EXERCISE AIM
Write out every line of the material as it stands, apart from the pictures.
=-=-=
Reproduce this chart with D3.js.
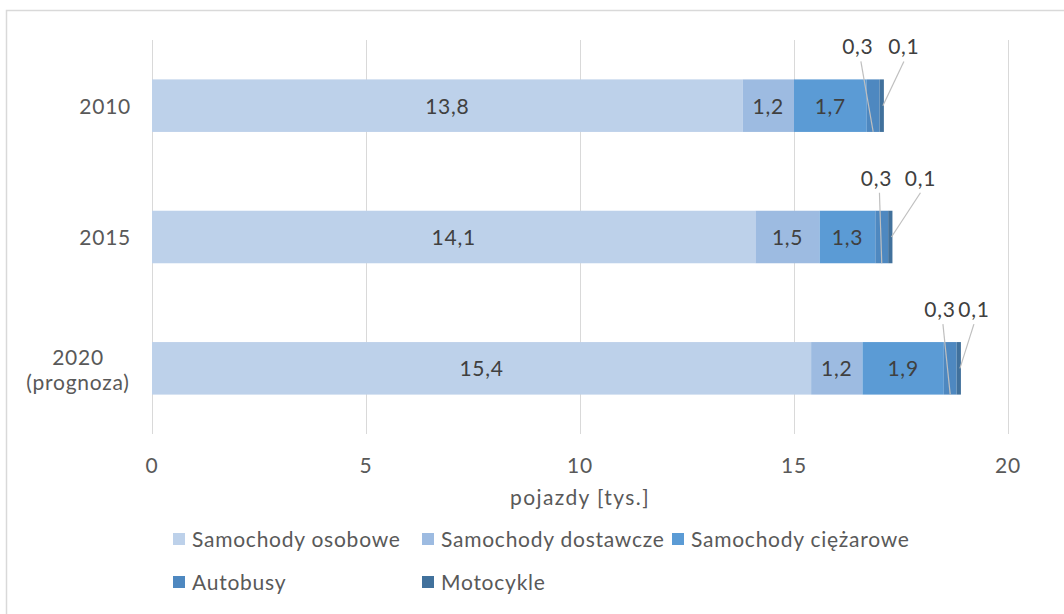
<!DOCTYPE html>
<html><head><meta charset="utf-8">
<script src="https://cdn.jsdelivr.net/npm/d3@7"></script>
<style>
html,body{margin:0;padding:0;background:#fff;}
text{font-family:Lato,"Open Sans",sans-serif;fill:#595959;letter-spacing:0.75px;}
</style></head>
<body><svg id="c" width="1064" height="614"></svg>
<script>
const categories = ["2010", "2015", "2020 (prognoza)"];
const seriesNames = ["Samochody osobowe", "Samochody dostawcze", "Samochody ciężarowe", "Autobusy", "Motocykle"];
const osobowe    = [13.8, 14.1, 15.4];
const dostawcze  = [1.2, 1.5, 1.2];
const ciezarowe  = [1.7, 1.3, 1.9];
const autobusy   = [0.3, 0.3, 0.3];
const motocykle  = [0.1, 0.1, 0.1];
const xTicks = [0, 5, 10, 15, 20];
const colors = ["#bdd1ea", "#9dbbe1", "#5b9bd5", "#4e88c0", "#41719c"];
// layout-only: callout label horizontal offsets from bar end [0,3 label, 0,1 label]
const calloutDx = [[-26, 20], [-16, 28], [-21, 13]];

const FS = 21;
const series = [osobowe, dostawcze, ciezarowe, autobusy, motocykle];
const rows = categories.map((c, i) => {
  const r = {cat: c};
  seriesNames.forEach((s, j) => r[s] = series[j][i]);
  return r;
});
const stacked = d3.stack().keys(seriesNames)(rows);

const svg = d3.select("#c");
svg.append("rect").attr("x", 6.5).attr("y", 10.5).attr("width", 1070).attr("height", 620)
  .attr("fill", "#fff").attr("stroke", "#d9d9d9").attr("stroke-width", 1.5);

const x = d3.scaleLinear().domain([0, 20]).range([152, 1008]);
const y = d3.scaleBand().domain(categories).range([40, 434]).paddingInner(0.6).paddingOuter(0.3);

// gridlines
svg.append("g").selectAll("line").data(xTicks).join("line")
  .attr("x1", d => x(d) + 0.5).attr("x2", d => x(d) + 0.5)
  .attr("y1", 40).attr("y2", 434).attr("stroke", "#d9d9d9").attr("stroke-width", 1);

// tick labels
svg.append("g").selectAll("text").data(xTicks).join("text")
  .attr("x", d => x(d)).attr("y", 473).attr("text-anchor", "middle")
  .attr("font-size", FS).text(d => d);

svg.append("text").attr("x", x(10)).attr("y", 505).attr("text-anchor", "middle")
  .attr("font-size", FS).style("letter-spacing", "1.4px").text("pojazdy [tys.]");

// category labels
const catG = svg.append("g");
categories.forEach(c => {
  const cy = y(c) + y.bandwidth() / 2;
  const parts = c.split(" ");
  const t = catG.append("text").attr("font-size", FS);
  if (parts.length === 1) {
    t.attr("text-anchor", "end").attr("x", 131).attr("y", cy + 8).text(c);
  } else {
    t.attr("text-anchor", "middle");
    t.append("tspan").attr("x", 78).attr("y", cy - 3).text(parts[0]);
    t.append("tspan").attr("x", 78).attr("y", cy + 22).text(parts[1]);
  }
});

// bars
const fmt = v => d3.format(".1f")(v).replace(".", ",");
stacked.forEach((layer, j) => {
  const g = svg.append("g");
  g.selectAll("rect").data(layer).join("rect")
    .attr("x", d => x(d[0])).attr("width", d => x(d[1]) - x(d[0]))
    .attr("y", d => y(d.data.cat)).attr("height", y.bandwidth())
    .attr("fill", colors[j]);
  if (j < 3) {
    g.selectAll("text").data(layer).join("text")
      .attr("x", d => (x(d[0]) + x(d[1])) / 2)
      .attr("y", d => y(d.data.cat) + y.bandwidth() / 2 + 8)
      .attr("text-anchor", "middle").attr("font-size", FS)
      .style("fill", "#404040")
      .text(d => fmt(d[1] - d[0]));
  }
});

// callouts for small segments
const layA = stacked[3], layM = stacked[4];
categories.forEach((c, i) => {
  const top = y(c), bot = y(c) + y.bandwidth(), mid = top + y.bandwidth() / 2;
  const end = x(layM[i][1]);
  const lx3 = end + calloutDx[i][0], lx1 = end + calloutDx[i][1];
  const ly = top - 25;
  svg.append("line").attr("x1", lx3 + 3).attr("y1", ly + 7)
    .attr("x2", (x(layA[i][0]) + x(layA[i][1])) / 2).attr("y2", bot)
    .attr("stroke", "#bfbfbf").attr("stroke-width", 1.2);
  svg.append("line").attr("x1", lx1).attr("y1", ly + 7)
    .attr("x2", end - 1).attr("y2", mid)
    .attr("stroke", "#bfbfbf").attr("stroke-width", 1.2);
  svg.append("text").attr("x", lx3).attr("y", ly).attr("text-anchor", "middle")
    .attr("font-size", FS).style("fill", "#404040").text(fmt(autobusy[i]));
  svg.append("text").attr("x", lx1).attr("y", ly).attr("text-anchor", "middle")
    .attr("font-size", FS).style("fill", "#404040").text(fmt(motocykle[i]));
});

// legend
const legendPos = [[173, 540], [422, 540], [672, 540], [173, 583], [422, 583]];
seriesNames.forEach((s, j) => {
  const [lx, ly] = legendPos[j];
  svg.append("rect").attr("x", lx).attr("y", ly - 7).attr("width", 12).attr("height", 12).attr("fill", colors[j]);
  svg.append("text").attr("x", lx + 19).attr("y", ly + 7).attr("font-size", FS).text(s);
});
</script></body></html>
=-=-=
RESULT OF THE EXERCISE
Reproduce this chart with D3.js.
<!DOCTYPE html>
<html><head><meta charset="utf-8">
<script src="https://cdn.jsdelivr.net/npm/d3@7"></script>
<style>
html,body{margin:0;padding:0;background:#fff;}
text{font-family:Lato,"Open Sans",sans-serif;fill:#595959;letter-spacing:0.75px;}
</style></head>
<body><svg id="c" width="1064" height="614"></svg>
<script>
const categories = ["2010", "2015", "2020 (prognoza)"];
const seriesNames = ["Samochody osobowe", "Samochody dostawcze", "Samochody ciężarowe", "Autobusy", "Motocykle"];
const osobowe    = [13.8, 14.1, 15.4];
const dostawcze  = [1.2, 1.5, 1.2];
const ciezarowe  = [1.7, 1.3, 1.9];
const autobusy   = [0.3, 0.3, 0.3];
const motocykle  = [0.1, 0.1, 0.1];
const xTicks = [0, 5, 10, 15, 20];
const colors = ["#bdd1ea", "#9dbbe1", "#5b9bd5", "#4e88c0", "#41719c"];
// layout-only: callout label horizontal offsets from bar end [0,3 label, 0,1 label]
const calloutDx = [[-26, 20], [-16, 28], [-21, 13]];

const FS = 21;
const series = [osobowe, dostawcze, ciezarowe, autobusy, motocykle];
const rows = categories.map((c, i) => {
  const r = {cat: c};
  seriesNames.forEach((s, j) => r[s] = series[j][i]);
  return r;
});
const stacked = d3.stack().keys(seriesNames)(rows);

const svg = d3.select("#c");
svg.append("rect").attr("x", 6.5).attr("y", 10.5).attr("width", 1070).attr("height", 620)
  .attr("fill", "#fff").attr("stroke", "#d9d9d9").attr("stroke-width", 1.5);

const x = d3.scaleLinear().domain([0, 20]).range([152, 1008]);
const y = d3.scaleBand().domain(categories).range([40, 434]).paddingInner(0.6).paddingOuter(0.3);

// gridlines
svg.append("g").selectAll("line").data(xTicks).join("line")
  .attr("x1", d => x(d) + 0.5).attr("x2", d => x(d) + 0.5)
  .attr("y1", 40).attr("y2", 434).attr("stroke", "#d9d9d9").attr("stroke-width", 1);

// tick labels
svg.append("g").selectAll("text").data(xTicks).join("text")
  .attr("x", d => x(d)).attr("y", 473).attr("text-anchor", "middle")
  .attr("font-size", FS).text(d => d);

svg.append("text").attr("x", x(10)).attr("y", 505).attr("text-anchor", "middle")
  .attr("font-size", FS).style("letter-spacing", "1.4px").text("pojazdy [tys.]");

// category labels
const catG = svg.append("g");
categories.forEach(c => {
  const cy = y(c) + y.bandwidth() / 2;
  const parts = c.split(" ");
  const t = catG.append("text").attr("font-size", FS);
  if (parts.length === 1) {
    t.attr("text-anchor", "end").attr("x", 131).attr("y", cy + 8).text(c);
  } else {
    t.attr("text-anchor", "middle");
    t.append("tspan").attr("x", 78).attr("y", cy - 3).text(parts[0]);
    t.append("tspan").attr("x", 78).attr("y", cy + 22).text(parts[1]);
  }
});

// bars
const fmt = v => d3.format(".1f")(v).replace(".", ",");
stacked.forEach((layer, j) => {
  const g = svg.append("g");
  g.selectAll("rect").data(layer).join("rect")
    .attr("x", d => x(d[0])).attr("width", d => x(d[1]) - x(d[0]))
    .attr("y", d => y(d.data.cat)).attr("height", y.bandwidth())
    .attr("fill", colors[j]);
  if (j < 3) {
    g.selectAll("text").data(layer).join("text")
      .attr("x", d => (x(d[0]) + x(d[1])) / 2)
      .attr("y", d => y(d.data.cat) + y.bandwidth() / 2 + 8)
      .attr("text-anchor", "middle").attr("font-size", FS)
      .style("fill", "#404040")
      .text(d => fmt(d[1] - d[0]));
  }
});

// callouts for small segments
const layA = stacked[3], layM = stacked[4];
categories.forEach((c, i) => {
  const top = y(c), bot = y(c) + y.bandwidth(), mid = top + y.bandwidth() / 2;
  const end = x(layM[i][1]);
  const lx3 = end + calloutDx[i][0], lx1 = end + calloutDx[i][1];
  const ly = top - 25;
  svg.append("line").attr("x1", lx3 + 3).attr("y1", ly + 7)
    .attr("x2", (x(layA[i][0]) + x(layA[i][1])) / 2).attr("y2", bot)
    .attr("stroke", "#bfbfbf").attr("stroke-width", 1.2);
  svg.append("line").attr("x1", lx1).attr("y1", ly + 7)
    .attr("x2", end - 1).attr("y2", mid)
    .attr("stroke", "#bfbfbf").attr("stroke-width", 1.2);
  svg.append("text").attr("x", lx3).attr("y", ly).attr("text-anchor", "middle")
    .attr("font-size", FS).style("fill", "#404040").text(fmt(autobusy[i]));
  svg.append("text").attr("x", lx1).attr("y", ly).attr("text-anchor", "middle")
    .attr("font-size", FS).style("fill", "#404040").text(fmt(motocykle[i]));
});

// legend
const legendPos = [[173, 540], [422, 540], [672, 540], [173, 583], [422, 583]];
seriesNames.forEach((s, j) => {
  const [lx, ly] = legendPos[j];
  svg.append("rect").attr("x", lx).attr("y", ly - 7).attr("width", 12).attr("height", 12).attr("fill", colors[j]);
  svg.append("text").attr("x", lx + 19).attr("y", ly + 7).attr("font-size", FS).text(s);
});
</script></body></html>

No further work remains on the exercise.